Despite his role in Liberia's creation, Washington did not immediately recognize the new nation for fear of the potential impact on slavery in the United States. The two countries would establish diplomatic relations in 1862, amid the American Civil War.
In the United States, the proposal for voluntarily transferring formerly enslaved people to Africa or territories in the Americas was championed for decades. But more and more abolitionists began to oppose the idea of colonization, and by the turn of the century, The ACS had waned in importance.
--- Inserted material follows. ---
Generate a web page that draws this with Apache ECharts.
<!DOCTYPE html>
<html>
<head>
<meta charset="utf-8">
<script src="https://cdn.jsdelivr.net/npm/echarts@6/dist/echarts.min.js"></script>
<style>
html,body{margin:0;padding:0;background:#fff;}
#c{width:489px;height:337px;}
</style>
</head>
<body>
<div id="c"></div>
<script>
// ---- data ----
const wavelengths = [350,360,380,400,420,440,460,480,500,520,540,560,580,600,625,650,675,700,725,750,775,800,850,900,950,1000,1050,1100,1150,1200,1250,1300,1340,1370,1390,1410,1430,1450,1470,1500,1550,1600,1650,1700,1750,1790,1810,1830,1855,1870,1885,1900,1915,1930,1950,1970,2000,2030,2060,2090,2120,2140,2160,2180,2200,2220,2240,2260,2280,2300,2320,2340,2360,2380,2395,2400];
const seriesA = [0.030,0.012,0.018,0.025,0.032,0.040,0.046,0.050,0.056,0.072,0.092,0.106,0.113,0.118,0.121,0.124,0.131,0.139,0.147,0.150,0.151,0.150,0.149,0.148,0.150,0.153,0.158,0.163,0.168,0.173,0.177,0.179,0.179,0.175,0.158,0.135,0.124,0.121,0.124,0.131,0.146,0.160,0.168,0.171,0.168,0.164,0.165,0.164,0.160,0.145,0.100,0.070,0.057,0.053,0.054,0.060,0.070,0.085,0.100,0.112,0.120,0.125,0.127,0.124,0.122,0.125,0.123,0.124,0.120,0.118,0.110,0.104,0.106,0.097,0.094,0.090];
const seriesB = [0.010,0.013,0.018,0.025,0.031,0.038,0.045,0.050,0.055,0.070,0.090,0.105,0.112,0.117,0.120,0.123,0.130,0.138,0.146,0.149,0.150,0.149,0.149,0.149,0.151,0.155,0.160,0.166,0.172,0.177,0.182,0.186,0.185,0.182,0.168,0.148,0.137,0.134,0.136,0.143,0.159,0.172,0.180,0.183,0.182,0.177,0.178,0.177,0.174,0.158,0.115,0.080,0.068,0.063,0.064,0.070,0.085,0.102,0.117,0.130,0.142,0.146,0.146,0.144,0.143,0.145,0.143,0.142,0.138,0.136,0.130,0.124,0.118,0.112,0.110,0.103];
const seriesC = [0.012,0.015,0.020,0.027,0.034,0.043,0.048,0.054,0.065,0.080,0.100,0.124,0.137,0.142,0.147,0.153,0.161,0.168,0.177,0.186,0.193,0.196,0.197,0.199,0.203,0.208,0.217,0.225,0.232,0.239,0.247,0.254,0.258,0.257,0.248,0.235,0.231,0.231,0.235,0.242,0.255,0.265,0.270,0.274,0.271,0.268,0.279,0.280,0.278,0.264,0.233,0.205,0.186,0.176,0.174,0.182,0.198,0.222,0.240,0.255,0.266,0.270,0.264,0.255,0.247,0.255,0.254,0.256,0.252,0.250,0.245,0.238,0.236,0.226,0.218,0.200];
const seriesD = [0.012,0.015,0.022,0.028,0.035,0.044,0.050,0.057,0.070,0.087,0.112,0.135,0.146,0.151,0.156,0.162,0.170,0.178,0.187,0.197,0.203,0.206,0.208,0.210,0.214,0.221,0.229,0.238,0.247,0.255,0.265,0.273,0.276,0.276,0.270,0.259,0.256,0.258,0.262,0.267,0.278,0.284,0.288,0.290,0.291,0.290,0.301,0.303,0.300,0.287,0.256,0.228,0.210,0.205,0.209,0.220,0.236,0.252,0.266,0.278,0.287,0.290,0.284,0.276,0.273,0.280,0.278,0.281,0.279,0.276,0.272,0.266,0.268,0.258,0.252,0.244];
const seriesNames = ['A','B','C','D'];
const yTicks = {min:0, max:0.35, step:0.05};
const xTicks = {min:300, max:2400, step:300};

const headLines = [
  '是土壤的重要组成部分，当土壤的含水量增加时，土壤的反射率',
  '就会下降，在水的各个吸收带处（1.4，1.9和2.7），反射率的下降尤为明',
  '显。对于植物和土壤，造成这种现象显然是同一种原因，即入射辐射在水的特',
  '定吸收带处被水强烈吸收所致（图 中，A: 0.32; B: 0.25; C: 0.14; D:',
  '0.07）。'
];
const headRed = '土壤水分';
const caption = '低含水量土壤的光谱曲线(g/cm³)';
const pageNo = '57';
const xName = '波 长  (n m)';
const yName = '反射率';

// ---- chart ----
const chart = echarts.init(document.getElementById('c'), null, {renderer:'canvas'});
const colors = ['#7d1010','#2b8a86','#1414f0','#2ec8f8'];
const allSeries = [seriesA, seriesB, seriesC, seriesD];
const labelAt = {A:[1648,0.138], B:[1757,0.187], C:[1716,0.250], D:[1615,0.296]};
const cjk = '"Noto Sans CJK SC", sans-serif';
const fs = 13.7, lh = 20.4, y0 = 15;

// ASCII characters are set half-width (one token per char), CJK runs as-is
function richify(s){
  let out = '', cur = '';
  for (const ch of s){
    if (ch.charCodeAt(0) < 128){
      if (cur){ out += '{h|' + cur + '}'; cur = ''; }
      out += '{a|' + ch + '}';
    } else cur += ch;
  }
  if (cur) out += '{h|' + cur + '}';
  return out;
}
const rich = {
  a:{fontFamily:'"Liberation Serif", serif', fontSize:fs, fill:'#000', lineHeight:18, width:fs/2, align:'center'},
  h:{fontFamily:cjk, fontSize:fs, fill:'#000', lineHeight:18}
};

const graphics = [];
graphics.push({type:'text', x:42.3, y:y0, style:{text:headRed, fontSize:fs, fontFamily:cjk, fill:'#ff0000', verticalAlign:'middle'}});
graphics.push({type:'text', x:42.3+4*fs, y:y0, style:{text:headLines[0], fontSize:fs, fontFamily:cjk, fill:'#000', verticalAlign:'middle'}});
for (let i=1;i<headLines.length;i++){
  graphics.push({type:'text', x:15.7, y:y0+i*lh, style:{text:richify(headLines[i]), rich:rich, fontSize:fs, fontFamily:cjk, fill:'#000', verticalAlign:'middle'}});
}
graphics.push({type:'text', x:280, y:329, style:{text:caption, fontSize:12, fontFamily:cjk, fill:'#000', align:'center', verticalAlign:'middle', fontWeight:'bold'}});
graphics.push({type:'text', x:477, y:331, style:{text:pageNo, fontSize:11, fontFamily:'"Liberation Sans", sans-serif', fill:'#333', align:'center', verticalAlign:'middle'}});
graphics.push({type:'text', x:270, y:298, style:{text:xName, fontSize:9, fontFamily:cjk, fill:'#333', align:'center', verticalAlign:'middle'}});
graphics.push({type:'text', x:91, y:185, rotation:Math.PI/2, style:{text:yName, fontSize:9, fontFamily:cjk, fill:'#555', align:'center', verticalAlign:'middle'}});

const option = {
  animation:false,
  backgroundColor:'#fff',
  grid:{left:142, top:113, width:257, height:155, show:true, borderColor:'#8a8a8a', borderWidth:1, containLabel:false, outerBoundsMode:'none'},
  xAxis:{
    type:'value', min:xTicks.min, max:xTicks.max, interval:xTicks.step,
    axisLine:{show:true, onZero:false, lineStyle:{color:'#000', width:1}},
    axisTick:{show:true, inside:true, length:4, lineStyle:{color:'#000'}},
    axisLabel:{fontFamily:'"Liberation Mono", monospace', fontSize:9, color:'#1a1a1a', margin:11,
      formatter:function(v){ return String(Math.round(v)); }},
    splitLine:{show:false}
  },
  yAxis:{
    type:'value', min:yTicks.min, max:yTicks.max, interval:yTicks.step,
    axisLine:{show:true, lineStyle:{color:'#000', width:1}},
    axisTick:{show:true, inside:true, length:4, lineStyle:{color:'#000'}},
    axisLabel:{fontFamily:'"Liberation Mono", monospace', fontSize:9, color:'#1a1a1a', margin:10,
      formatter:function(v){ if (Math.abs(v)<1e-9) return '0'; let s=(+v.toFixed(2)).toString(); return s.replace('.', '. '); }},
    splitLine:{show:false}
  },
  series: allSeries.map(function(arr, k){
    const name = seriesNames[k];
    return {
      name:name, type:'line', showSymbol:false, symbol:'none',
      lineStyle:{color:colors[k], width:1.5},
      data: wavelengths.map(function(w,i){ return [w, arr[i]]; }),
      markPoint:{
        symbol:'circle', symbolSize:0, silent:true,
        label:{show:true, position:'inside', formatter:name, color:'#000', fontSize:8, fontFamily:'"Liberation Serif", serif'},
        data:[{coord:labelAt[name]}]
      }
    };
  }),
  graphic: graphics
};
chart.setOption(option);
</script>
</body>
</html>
Among the Black population, however, the back-to-Africa movement continued to gain traction. Liberia and other African nations welcomed new waves of Black Americans for several decades, including the 1960s, at the height of the civil rights movement in the United States.
“The popularity of back-to-Africa ideas waxed, waned, and then waned again depending on the circumstances,” Brewer says.
In the late 1980s, Liberia faced a brutal civil war that left more than 200,000 dead. One of the common accusations is that tensions and inequalities between immigrants and the native population decades earlier played a crucial role in sparking the conflict.
The criticism is that American-born Liberians formed an elite that exploited and discriminated against locals. But Brewer, Power-Greene, and other historians emphasize that this was nearly 100 years after the first settlers arrived, and not a product of the country’s founding. “Some of the claims of exploitation go back to the 1920s, when Firestone got involved,” says Power-Greene, referring to the U.S.-founded tire manufacturer that, in 1926, established one of the world’s largest rubber plantations in Liberia, and went on to dominate the country’s economy and politics in the decades that followed. “Liberians (in the 19th century) weren’t able to create a racial caste, as it’s often called, that made much sense. They made up only 3 percent of the total population of the area that would be called Liberia,” Power notes. Historians interviewed by the BBC note that the social caste system wasn’t created in the 19th century, with the pioneers, but in the 20th century, with the arrival of large companies to exploit the country's natural resources.
“Who took the land from the people of Liberia? It was the large multinationals,” Brewer criticizes. “(But) some people want to attribute the mistakes, the evils, the problems, the dysfunctions that arose (decades) later to the founding of the country.”